Code that draws figures
= = = = =
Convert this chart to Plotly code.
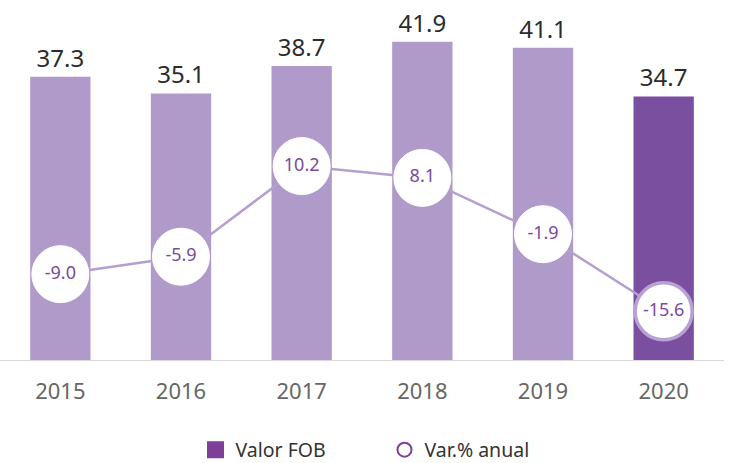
import plotly.graph_objects as go

years = ["2015", "2016", "2017", "2018", "2019", "2020"]
valor_fob = [37.3, 35.1, 38.7, 41.9, 41.1, 34.7]
var_anual = [-9.0, -5.9, 10.2, 8.1, -1.9, -15.6]

light = "#af9aca"
dark = "#7b4fa0"
text_purple = "#7a4a9e"

bar_colors = [light] * 5 + [dark]
marker_line_colors = ["white"] * 5 + ["#b8a2d4"]
marker_line_widths = [1] * 5 + [3.5]

fig = go.Figure()

fig.add_trace(go.Bar(
    x=years, y=valor_fob, name="Valor FOB",
    marker=dict(color=bar_colors, line=dict(width=0)),
    text=[f"{v:.1f}" for v in valor_fob], textposition="outside",
    textfont=dict(size=24, color="#2b2b2b"),
    cliponaxis=False, width=0.5, showlegend=False,
))
# legend entry for bars
fig.add_trace(go.Bar(
    x=[None], y=[None], name="Valor FOB",
    marker=dict(color="#7d3f98", line=dict(color="#7d3f98", width=5)),
    showlegend=True,
))

fig.add_trace(go.Scatter(
    x=years, y=var_anual, yaxis="y2", mode="lines",
    line=dict(color="#b59fd0", width=2.5), showlegend=False, hoverinfo="skip",
))
fig.add_trace(go.Scatter(
    x=years, y=var_anual, yaxis="y2", mode="markers+text",
    marker=dict(size=57, color="white",
                line=dict(color=marker_line_colors, width=marker_line_widths)),
    text=[f"{v:.1f}" for v in var_anual], textposition="middle center",
    textfont=dict(size=18, color=text_purple),
    cliponaxis=False, showlegend=False,
))
# legend entry for line
fig.add_trace(go.Scatter(
    x=[None], y=[None], yaxis="y2", mode="markers", name="Var.% anual",
    marker=dict(size=14, color="white", line=dict(color="#7d3f98", width=2)),
))

fig.update_layout(
    width=731, height=463,
    margin=dict(l=0, r=7, t=0, b=103, autoexpand=False),
    paper_bgcolor="white", plot_bgcolor="white",
    font=dict(family="Noto Sans", color="#333"),
    barmode="overlay",
    xaxis=dict(range=[-0.5, 5.5], showgrid=False, showline=True,
               linecolor="#d9d9d9", linewidth=1,
               tickfont=dict(size=22, color="#666"), ticks="",
               ticklabelstandoff=12),
    yaxis=dict(range=[0, 47.4], visible=False, showgrid=False),
    yaxis2=dict(range=[-24.25, 39.7], overlaying="y", visible=False, showgrid=False),
    legend=dict(orientation="h", x=195.5 / 724, xanchor="left", y=-0.25, yanchor="middle",
                font=dict(size=19.5, color="#333"), traceorder="normal",
                itemwidth=30, entrywidth=144),
)

fig.write_html("out.html", config={"displayModeBar": False},
               post_script="document.body.style.margin='0';document.body.style.overflow='hidden';")
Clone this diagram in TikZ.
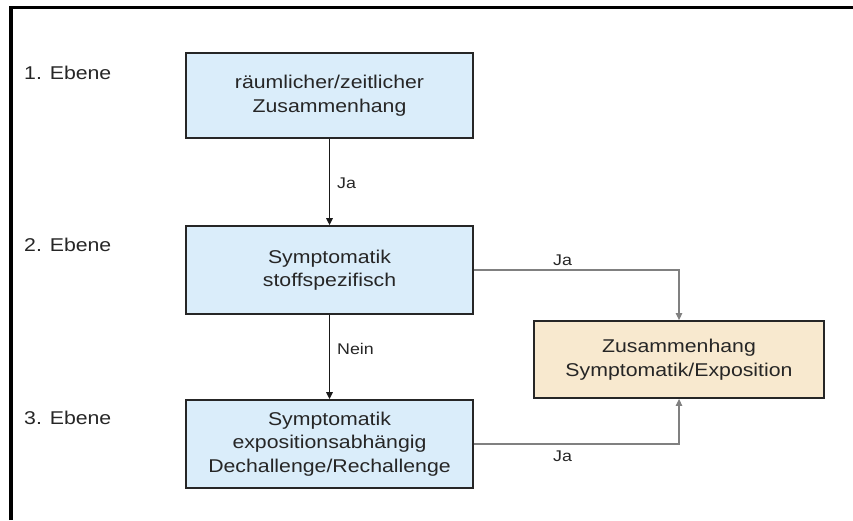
\documentclass[tikz,border=0pt]{standalone}
\usepackage{fontspec}
\setmainfont[FakeStretch=1.15]{Liberation Sans}
\usetikzlibrary{arrows.meta}
\definecolor{boxblue}{HTML}{DAEDFA}
\definecolor{boxtan}{HTML}{F8E9CF}
\definecolor{ink}{HTML}{262626}
\definecolor{linkgray}{HTML}{808080}
\begin{document}
\begin{tikzpicture}[x=1pt,y=-1pt,
  stepbox/.style={draw=ink, line width=1.8pt, fill=boxblue, align=center,
    text=ink, font=\fontsize{18.5}{23.5}\selectfont, inner sep=0pt,
    minimum width=287pt},
  resultbox/.style={stepbox, fill=boxtan, minimum width=290pt},
  level/.style={anchor=west, text=ink, font=\fontsize{18.5}{22}\selectfont, inner sep=0pt},
  tag/.style={anchor=west, text=ink, font=\fontsize{15.5}{18}\selectfont, inner sep=0pt},
  down/.style={draw=black!90, line width=1.5pt, -{Triangle[length=7pt,width=6.5pt]}},
  side/.style={draw=linkgray, line width=1.2pt, -{Triangle[length=7pt,width=6.5pt]}}]
\useasboundingbox (0,0) rectangle (853,520);

% frame along the top and left edge
\draw[line width=3.6pt, black] (11,520) -- (11,7.5) -- (853,7.5);

% level labels
\node[level] (l1) at (24,73) {1. Ebene};
\node[level] (l2) at (24,245) {2. Ebene};
\node[level] (l3) at (24,418) {3. Ebene};

% decision boxes
\node[stepbox, minimum height=85pt] (b1) at (329.5,95.5)
  {räumlicher/zeitlicher\\Zusammenhang};
\node[stepbox, minimum height=88pt] (b2) at (329.5,270)
  {Symptomatik\\stoffspezifisch};
\node[stepbox, minimum height=88pt] (b3) at (329.5,444)
  {Symptomatik\\expositionsabhängig\\Dechallenge/Rechallenge};
\node[resultbox, minimum height=77pt] (b4) at (679,359.5)
  {Zusammenhang\\Symptomatik/Exposition};

% connectors
\draw[down] (b1) -- (b2);
\draw[down] (b2) -- (b3);
\draw[side] (b2.east) -| (b4.north);
\draw[side] (b3.east) -| (b4.south);

% connector labels
\node[tag] (t1) at (337,183) {Ja};
\node[tag] (t2) at (337,349) {Nein};
\node[tag] (t3) at (553,260) {Ja};
\node[tag] (t4) at (553,456) {Ja};
\end{tikzpicture}
\end{document}
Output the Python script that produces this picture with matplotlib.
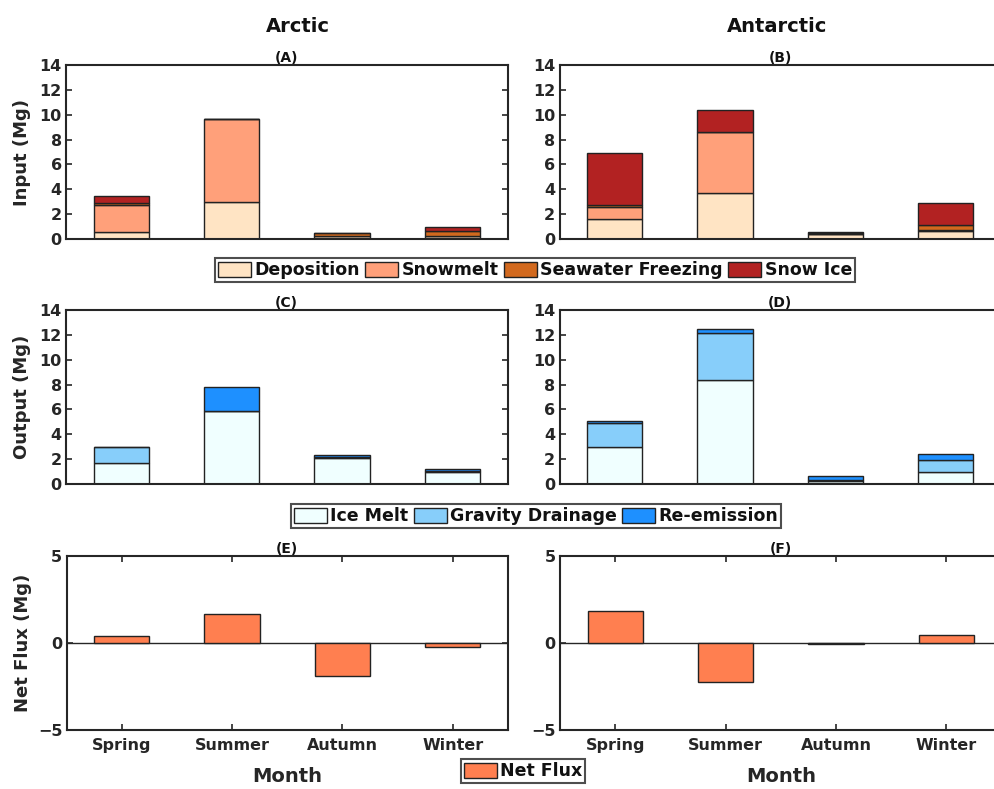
import matplotlib
matplotlib.use("Agg")
import matplotlib.pyplot as plt
from matplotlib.patches import Patch
import numpy as np

plt.rcParams['font.family'] = ['DejaVu Sans']
plt.rcParams['font.weight'] = 'bold'

seasons = ["Spring", "Summer", "Autumn", "Winter"]

# Inputs (Mg)
arc_deposition = [0.55, 2.95, 0.27, 0.25]
arc_snowmelt = [2.15, 6.70, 0.00, 0.00]
arc_seawater = [0.18, 0.00, 0.20, 0.40]
arc_snowice = [0.62, 0.00, 0.03, 0.35]

ant_deposition = [1.58, 3.67, 0.38, 0.65]
ant_snowmelt = [0.99, 4.92, 0.02, 0.05]
ant_seawater = [0.13, 0.05, 0.08, 0.45]
ant_snowice = [4.18, 1.75, 0.08, 1.74]

# Outputs (Mg)
arc_icemelt = [1.66, 5.84, 2.09, 0.96]
arc_drainage = [1.29, 0.00, 0.05, 0.10]
arc_reemission = [0.05, 1.98, 0.19, 0.14]

ant_icemelt = [3.00, 8.40, 0.27, 0.96]
ant_drainage = [1.90, 3.73, 0.08, 0.97]
ant_reemission = [0.13, 0.34, 0.27, 0.45]

# Net flux (Mg)
arc_net = [0.42, 1.68, -1.89, -0.23]
ant_net = [1.84, -2.24, -0.08, 0.46]

input_names = ["Deposition", "Snowmelt", "Seawater Freezing", "Snow Ice"]
input_colors = ["#FFE4C4", "#FFA07A", "#D2691E", "#B22222"]
output_names = ["Ice Melt", "Gravity Drainage", "Re-emission"]
output_colors = ["#F0FFFF", "#87CEFA", "#1E90FF"]
net_color = "#FF7F50"

EDGE = "#222222"
SPINE = "#262626"
W, H = 994, 789

fig = plt.figure(figsize=(W / 100, H / 100), dpi=100)


def make_ax(left, top, width=441.5, height=174.0):
    return fig.add_axes([left / W, 1 - (top + height) / H, width / W, height / H])


def style(ax, ylim, yticks, xlabels=False):
    ax.set_xlim(0.5, 4.5)
    ax.set_ylim(*ylim)
    ax.set_yticks(yticks)
    for s in ax.spines.values():
        s.set_color(SPINE)
        s.set_linewidth(1.5)
    ax.tick_params(axis='y', direction='in', length=4, width=1.2, color=SPINE,
                   right=True, labelsize=11.5, labelcolor="#262626", pad=3)
    if xlabels:
        ax.set_xticks(range(1, 5))
        ax.set_xticklabels(seasons)
        ax.tick_params(axis='x', direction='in', length=4, width=1.2, color=SPINE,
                       top=True, labelsize=11.5, labelcolor="#262626", pad=6)
    else:
        ax.set_xticks([])


def stacked(ax, series, colors):
    x = np.arange(1, 5)
    bottom = np.zeros(4)
    for vals, c in zip(series, colors):
        v = np.array(vals, dtype=float)
        ax.bar(x, v, width=0.5, bottom=bottom, color=c, edgecolor=EDGE, linewidth=1.0)
        bottom += v


axA = make_ax(66, 65)
axB = make_ax(559.5, 65)
axC = make_ax(66, 310)
axD = make_ax(559.5, 310)
axE = make_ax(66.5, 556)
axF = make_ax(560, 556)

stacked(axA, [arc_deposition, arc_snowmelt, arc_seawater, arc_snowice], input_colors)
stacked(axB, [ant_deposition, ant_snowmelt, ant_seawater, ant_snowice], input_colors)
stacked(axC, [arc_icemelt, arc_drainage, arc_reemission], output_colors)
stacked(axD, [ant_icemelt, ant_drainage, ant_reemission], output_colors)

for ax, net in [(axE, arc_net), (axF, ant_net)]:
    ax.bar(np.arange(1, 5), net, width=0.5, color=net_color, edgecolor=EDGE, linewidth=1.0)
    ax.axhline(0, color="#262626", linewidth=1.0, zorder=0)

for ax in (axA, axB, axC, axD):
    style(ax, (0, 14), range(0, 15, 2))
for ax in (axE, axF):
    style(ax, (-5, 5), [-5, 0, 5], xlabels=True)

for ax, t in zip((axA, axB, axC, axD, axE, axF), "ABCDEF"):
    ax.set_title(f"({t})", fontsize=10, fontweight='bold', pad=2, color="#111111")

axA.set_ylabel("Input (Mg)", fontsize=13, fontweight='bold', labelpad=6, color="#262626")
axC.set_ylabel("Output (Mg)", fontsize=13, fontweight='bold', labelpad=6, color="#262626")
axE.set_ylabel("Net Flux (Mg)", fontsize=13, fontweight='bold', labelpad=4, color="#262626")
for ax in (axE, axF):
    ax.set_xlabel("Month", fontsize=14, fontweight='bold', labelpad=10, color="#262626")

fig.text(298 / W, 1 - 26 / H, "Arctic", ha='center', va='center',
         fontsize=14, fontweight='bold', color="#111111")
fig.text(777 / W, 1 - 26 / H, "Antarctic", ha='center', va='center',
         fontsize=14, fontweight='bold', color="#111111")


def legend(names, colors, cx, cy):
    handles = [Patch(facecolor=c, edgecolor=EDGE, linewidth=1.0) for c in colors]
    leg = fig.legend(handles, names, loc='center', bbox_to_anchor=(cx / W, 1 - cy / H),
                     ncol=len(names), frameon=True, fancybox=False, fontsize=12.5,
                     handlelength=1.9, handleheight=0.95, handletextpad=0.2,
                     columnspacing=0.3, borderpad=0.15, borderaxespad=0)
    fr = leg.get_frame()
    fr.set_edgecolor("#222222")
    fr.set_linewidth(1.5)
    for txt in leg.get_texts():
        txt.set_fontweight('bold')
        txt.set_color("#111111")
    return leg


legend(input_names, input_colors, 535, 270)
legend(output_names, output_colors, 536, 516)
legend(["Net Flux"], [net_color], 523, 771)

fig.savefig("out.png", dpi=100)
= = = = =
THE EXERCISE :: Stop after the line containing "fig = go.Figure()": copy the records exactly from the first line up to there, leaving pictures out.

ANSWER TO THIS EXERCISE ::
Convert this chart to Plotly code.
import plotly.graph_objects as go

years = ["2015", "2016", "2017", "2018", "2019", "2020"]
valor_fob = [37.3, 35.1, 38.7, 41.9, 41.1, 34.7]
var_anual = [-9.0, -5.9, 10.2, 8.1, -1.9, -15.6]

light = "#af9aca"
dark = "#7b4fa0"
text_purple = "#7a4a9e"

bar_colors = [light] * 5 + [dark]
marker_line_colors = ["white"] * 5 + ["#b8a2d4"]
marker_line_widths = [1] * 5 + [3.5]

fig = go.Figure()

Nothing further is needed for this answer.